• _SOURCE EXCERPT_:
## Begin
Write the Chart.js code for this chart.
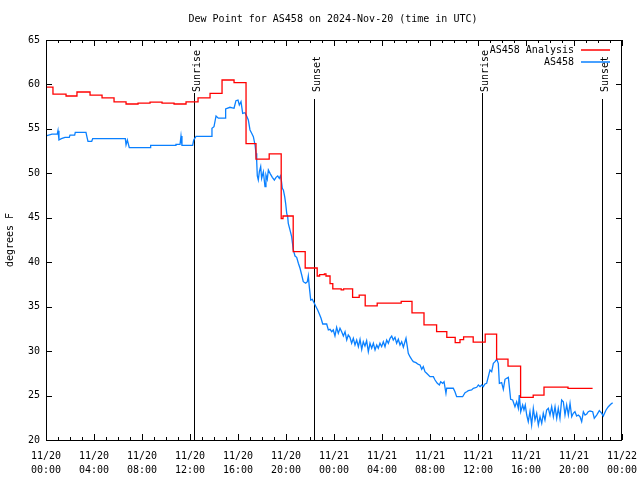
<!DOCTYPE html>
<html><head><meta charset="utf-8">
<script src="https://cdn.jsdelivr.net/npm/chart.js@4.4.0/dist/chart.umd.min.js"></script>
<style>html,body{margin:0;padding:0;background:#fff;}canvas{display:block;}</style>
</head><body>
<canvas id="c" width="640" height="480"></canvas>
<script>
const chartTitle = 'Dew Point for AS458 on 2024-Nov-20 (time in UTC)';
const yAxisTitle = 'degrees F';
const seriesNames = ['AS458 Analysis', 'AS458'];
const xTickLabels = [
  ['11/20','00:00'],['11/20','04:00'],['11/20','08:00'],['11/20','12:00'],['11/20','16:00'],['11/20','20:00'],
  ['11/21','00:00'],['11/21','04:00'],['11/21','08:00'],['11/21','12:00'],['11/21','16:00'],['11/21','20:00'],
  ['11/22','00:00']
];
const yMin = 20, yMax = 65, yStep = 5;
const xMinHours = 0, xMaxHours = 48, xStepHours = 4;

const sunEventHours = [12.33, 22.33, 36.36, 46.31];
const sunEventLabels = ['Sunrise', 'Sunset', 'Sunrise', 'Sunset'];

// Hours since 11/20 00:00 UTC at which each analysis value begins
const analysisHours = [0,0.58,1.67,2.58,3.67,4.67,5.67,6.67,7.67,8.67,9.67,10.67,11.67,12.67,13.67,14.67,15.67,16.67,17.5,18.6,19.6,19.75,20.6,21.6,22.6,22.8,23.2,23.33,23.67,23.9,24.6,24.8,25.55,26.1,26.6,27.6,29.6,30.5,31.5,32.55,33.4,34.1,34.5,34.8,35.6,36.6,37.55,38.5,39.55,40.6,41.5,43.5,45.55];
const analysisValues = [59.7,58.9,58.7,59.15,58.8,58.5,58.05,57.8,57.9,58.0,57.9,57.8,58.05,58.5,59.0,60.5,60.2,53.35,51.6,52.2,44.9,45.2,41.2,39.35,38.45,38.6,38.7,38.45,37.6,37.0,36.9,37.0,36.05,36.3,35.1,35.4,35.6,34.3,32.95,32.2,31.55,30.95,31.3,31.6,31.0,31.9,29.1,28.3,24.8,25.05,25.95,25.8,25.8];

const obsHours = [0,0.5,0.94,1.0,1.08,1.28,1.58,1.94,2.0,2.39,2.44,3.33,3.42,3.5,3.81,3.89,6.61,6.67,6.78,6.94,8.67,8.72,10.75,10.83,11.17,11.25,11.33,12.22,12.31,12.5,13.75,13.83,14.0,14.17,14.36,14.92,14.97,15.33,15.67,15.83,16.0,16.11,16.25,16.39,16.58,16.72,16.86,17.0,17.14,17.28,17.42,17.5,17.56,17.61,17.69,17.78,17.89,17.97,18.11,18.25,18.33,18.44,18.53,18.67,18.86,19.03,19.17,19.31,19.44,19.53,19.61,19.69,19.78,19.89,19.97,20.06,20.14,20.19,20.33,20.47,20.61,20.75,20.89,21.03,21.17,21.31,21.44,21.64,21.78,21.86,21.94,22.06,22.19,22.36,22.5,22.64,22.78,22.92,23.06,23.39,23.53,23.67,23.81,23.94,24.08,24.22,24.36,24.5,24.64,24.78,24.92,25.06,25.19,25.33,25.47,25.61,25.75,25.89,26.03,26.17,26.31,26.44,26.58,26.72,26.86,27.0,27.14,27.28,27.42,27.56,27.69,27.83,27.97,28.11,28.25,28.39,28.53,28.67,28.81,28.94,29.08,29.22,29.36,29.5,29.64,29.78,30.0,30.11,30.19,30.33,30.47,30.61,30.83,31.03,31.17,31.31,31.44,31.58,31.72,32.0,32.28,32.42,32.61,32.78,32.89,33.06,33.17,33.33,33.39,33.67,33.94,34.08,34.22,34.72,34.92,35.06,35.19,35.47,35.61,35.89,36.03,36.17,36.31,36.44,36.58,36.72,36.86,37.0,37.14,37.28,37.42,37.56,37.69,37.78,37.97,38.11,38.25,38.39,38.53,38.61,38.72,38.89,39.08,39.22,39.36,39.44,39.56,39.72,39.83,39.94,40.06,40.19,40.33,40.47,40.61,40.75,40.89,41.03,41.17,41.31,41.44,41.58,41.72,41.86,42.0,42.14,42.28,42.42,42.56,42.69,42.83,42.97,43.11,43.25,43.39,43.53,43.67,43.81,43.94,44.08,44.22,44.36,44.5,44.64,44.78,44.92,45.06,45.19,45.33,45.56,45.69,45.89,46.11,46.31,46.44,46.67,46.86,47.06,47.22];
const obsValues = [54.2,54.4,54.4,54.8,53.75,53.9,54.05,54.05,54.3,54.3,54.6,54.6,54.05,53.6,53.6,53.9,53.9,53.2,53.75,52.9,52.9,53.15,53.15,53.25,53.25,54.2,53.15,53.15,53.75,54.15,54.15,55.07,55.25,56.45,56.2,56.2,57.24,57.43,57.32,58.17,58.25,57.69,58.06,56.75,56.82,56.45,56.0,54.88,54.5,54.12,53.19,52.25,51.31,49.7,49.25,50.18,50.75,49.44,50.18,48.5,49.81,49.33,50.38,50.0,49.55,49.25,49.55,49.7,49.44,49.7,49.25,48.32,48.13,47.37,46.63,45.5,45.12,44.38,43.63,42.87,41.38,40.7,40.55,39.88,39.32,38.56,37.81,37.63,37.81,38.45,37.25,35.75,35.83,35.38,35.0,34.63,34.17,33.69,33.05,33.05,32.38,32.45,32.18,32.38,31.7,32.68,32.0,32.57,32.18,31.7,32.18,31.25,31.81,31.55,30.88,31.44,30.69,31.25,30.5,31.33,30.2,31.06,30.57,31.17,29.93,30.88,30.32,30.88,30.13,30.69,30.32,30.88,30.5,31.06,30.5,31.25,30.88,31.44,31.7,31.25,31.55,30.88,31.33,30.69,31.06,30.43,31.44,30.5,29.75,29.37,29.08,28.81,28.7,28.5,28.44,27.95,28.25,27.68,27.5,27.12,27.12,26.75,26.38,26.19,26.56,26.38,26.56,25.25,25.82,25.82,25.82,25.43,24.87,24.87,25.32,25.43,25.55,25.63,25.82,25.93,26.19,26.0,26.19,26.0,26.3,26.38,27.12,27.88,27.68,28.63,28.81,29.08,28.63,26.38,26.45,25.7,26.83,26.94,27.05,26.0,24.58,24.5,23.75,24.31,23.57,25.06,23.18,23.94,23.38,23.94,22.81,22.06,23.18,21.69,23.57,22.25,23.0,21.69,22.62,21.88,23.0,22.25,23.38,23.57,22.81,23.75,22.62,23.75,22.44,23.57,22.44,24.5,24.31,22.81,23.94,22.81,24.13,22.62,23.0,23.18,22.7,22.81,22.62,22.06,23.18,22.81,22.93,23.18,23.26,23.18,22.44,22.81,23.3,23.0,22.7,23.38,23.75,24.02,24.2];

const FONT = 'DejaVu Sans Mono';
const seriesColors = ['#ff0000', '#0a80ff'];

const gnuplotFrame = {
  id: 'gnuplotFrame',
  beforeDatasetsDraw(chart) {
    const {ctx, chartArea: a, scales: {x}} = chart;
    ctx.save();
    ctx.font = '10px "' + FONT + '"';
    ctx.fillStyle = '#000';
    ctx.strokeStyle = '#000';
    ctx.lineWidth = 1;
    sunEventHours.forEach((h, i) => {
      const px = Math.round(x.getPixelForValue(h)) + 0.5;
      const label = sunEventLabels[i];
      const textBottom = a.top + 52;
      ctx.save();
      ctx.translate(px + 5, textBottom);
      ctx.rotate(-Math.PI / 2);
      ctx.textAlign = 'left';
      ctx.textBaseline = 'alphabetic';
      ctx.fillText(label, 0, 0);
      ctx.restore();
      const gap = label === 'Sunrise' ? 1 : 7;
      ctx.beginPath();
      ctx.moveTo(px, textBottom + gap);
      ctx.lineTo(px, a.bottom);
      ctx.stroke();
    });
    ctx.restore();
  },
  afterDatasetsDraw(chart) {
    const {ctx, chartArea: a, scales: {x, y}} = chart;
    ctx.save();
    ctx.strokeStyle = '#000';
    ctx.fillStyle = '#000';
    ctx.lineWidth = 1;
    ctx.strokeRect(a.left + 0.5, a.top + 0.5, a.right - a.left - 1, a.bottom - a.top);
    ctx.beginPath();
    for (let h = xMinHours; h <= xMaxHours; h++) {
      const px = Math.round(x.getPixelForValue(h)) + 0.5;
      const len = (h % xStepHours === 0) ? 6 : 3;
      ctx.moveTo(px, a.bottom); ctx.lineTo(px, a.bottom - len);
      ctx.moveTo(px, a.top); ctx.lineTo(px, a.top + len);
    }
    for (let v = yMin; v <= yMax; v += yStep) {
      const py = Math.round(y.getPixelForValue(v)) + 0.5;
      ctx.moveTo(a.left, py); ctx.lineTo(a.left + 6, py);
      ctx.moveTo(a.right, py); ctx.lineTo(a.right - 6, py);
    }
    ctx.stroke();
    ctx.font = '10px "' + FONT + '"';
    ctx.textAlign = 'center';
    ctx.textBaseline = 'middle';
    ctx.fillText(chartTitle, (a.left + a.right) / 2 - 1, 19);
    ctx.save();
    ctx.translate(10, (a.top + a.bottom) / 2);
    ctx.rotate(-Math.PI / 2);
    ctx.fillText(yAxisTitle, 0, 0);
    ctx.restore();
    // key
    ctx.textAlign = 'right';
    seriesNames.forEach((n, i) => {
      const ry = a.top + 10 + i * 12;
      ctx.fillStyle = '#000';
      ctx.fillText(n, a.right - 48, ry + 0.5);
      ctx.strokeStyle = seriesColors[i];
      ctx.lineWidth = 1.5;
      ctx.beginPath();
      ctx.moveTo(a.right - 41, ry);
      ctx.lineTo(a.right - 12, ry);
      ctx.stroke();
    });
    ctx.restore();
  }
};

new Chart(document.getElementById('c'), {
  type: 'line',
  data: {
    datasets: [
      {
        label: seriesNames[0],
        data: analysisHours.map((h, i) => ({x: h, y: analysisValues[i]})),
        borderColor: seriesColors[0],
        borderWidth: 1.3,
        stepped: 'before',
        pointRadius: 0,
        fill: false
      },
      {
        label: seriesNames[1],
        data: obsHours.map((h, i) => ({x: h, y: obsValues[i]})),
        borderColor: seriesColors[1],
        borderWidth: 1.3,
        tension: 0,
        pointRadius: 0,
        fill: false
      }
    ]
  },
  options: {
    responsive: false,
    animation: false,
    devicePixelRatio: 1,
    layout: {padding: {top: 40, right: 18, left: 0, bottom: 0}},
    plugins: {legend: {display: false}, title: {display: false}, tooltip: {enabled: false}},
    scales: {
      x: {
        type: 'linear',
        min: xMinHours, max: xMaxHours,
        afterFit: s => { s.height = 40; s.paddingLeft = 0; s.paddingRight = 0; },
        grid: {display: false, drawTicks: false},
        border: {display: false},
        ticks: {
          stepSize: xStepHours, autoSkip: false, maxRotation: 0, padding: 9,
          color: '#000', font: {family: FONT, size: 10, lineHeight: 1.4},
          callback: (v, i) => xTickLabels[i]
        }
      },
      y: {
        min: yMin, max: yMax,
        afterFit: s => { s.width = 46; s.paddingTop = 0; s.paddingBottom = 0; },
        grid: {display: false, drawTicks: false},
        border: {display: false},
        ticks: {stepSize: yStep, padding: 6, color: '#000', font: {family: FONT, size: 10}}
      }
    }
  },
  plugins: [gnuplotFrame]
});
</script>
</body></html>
## End
• _WHAT THE TASK REQUIRES_:
Copy nothing but the lines from the first one in the listing through the line with "['Sunrise', 'Sunset', 'Sunrise', 'Sunset'];", and omit the pictures.

• _THE RESULT_:
Write the Chart.js code for this chart.
<!DOCTYPE html>
<html><head><meta charset="utf-8">
<script src="https://cdn.jsdelivr.net/npm/chart.js@4.4.0/dist/chart.umd.min.js"></script>
<style>html,body{margin:0;padding:0;background:#fff;}canvas{display:block;}</style>
</head><body>
<canvas id="c" width="640" height="480"></canvas>
<script>
const chartTitle = 'Dew Point for AS458 on 2024-Nov-20 (time in UTC)';
const yAxisTitle = 'degrees F';
const seriesNames = ['AS458 Analysis', 'AS458'];
const xTickLabels = [
  ['11/20','00:00'],['11/20','04:00'],['11/20','08:00'],['11/20','12:00'],['11/20','16:00'],['11/20','20:00'],
  ['11/21','00:00'],['11/21','04:00'],['11/21','08:00'],['11/21','12:00'],['11/21','16:00'],['11/21','20:00'],
  ['11/22','00:00']
];
const yMin = 20, yMax = 65, yStep = 5;
const xMinHours = 0, xMaxHours = 48, xStepHours = 4;

const sunEventHours = [12.33, 22.33, 36.36, 46.31];
const sunEventLabels = ['Sunrise', 'Sunset', 'Sunrise', 'Sunset'];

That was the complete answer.